Female skin cancer spikes 800 percent; increase reveals alarming tanning trends

Data pix.

The most common cancer in the United States has spiked 800 percent among women, and indoor tanning may play a large role in that increase, according to new research.

The research was presented at the 2019 American Academy of Dermatology Summer Meeting, according to the American Academy of Dermatology website. it shows that between 1970 and 2009, rates of melanoma, the deadliest form of skin cancer, went up 800 percent among women between the ages of 18 and 39.

Basal cell and squamous cell carcinoma rates also increased by 145 percent and 263 percent.

"Because there's a delay between UV exposure and when skin cancer appears, most women don't think it will happen to them," said Washington University Dr. M. Laurin Council."This data reveals the disproportionate rise in the number of skin cancers in women and the need for further education regarding UV exposure."

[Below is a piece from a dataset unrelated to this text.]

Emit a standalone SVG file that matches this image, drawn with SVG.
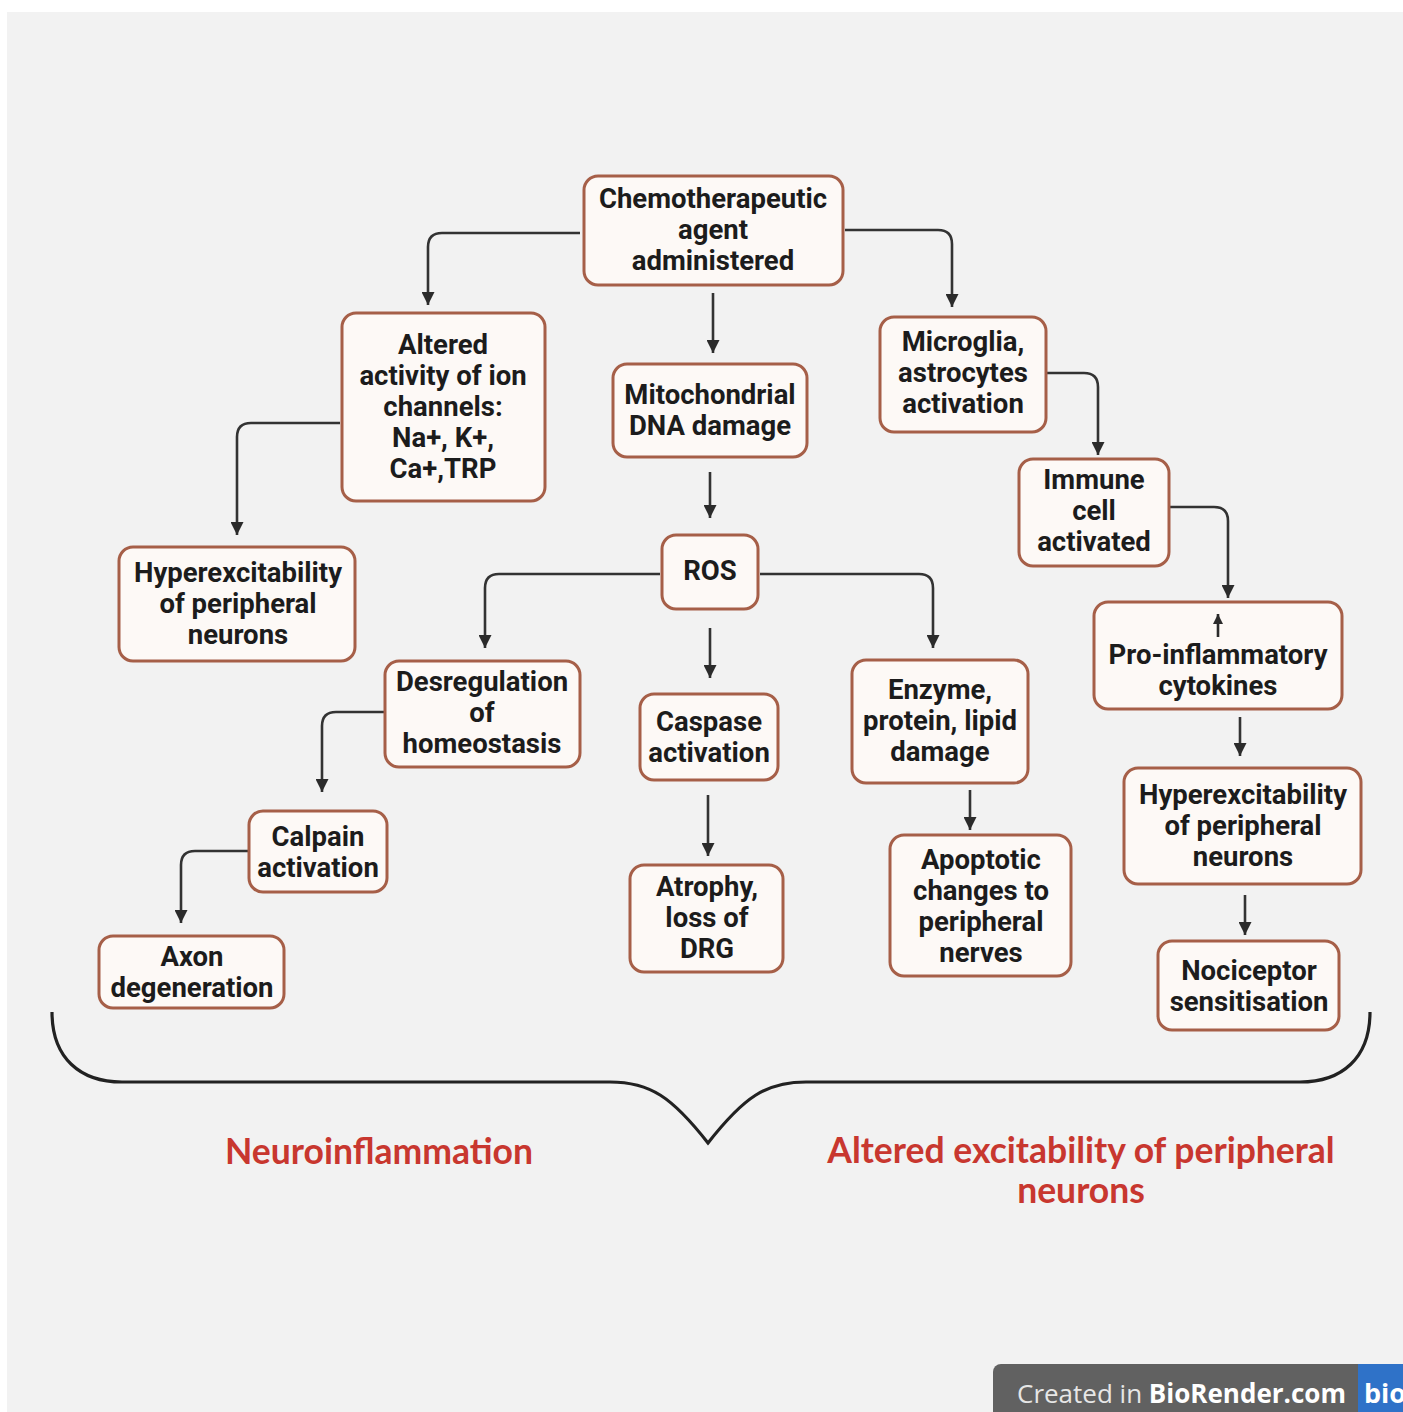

Indoor tanning by Caucasian girls and young women "is of particular focus." It could cause more than 400,000 cases of skin cancer in the U.S. each year. One indoor tanning session can increase a person's risk of developing melanoma by 20 percent, and the risk increases for those who indoor tan before the age of 35.

Council recommends seeking shade, wearing protective clothing and regularly applying sunscreen with an SPF of 30 or higher. Parents should also talk to their kids about indoor tanning devices, she said.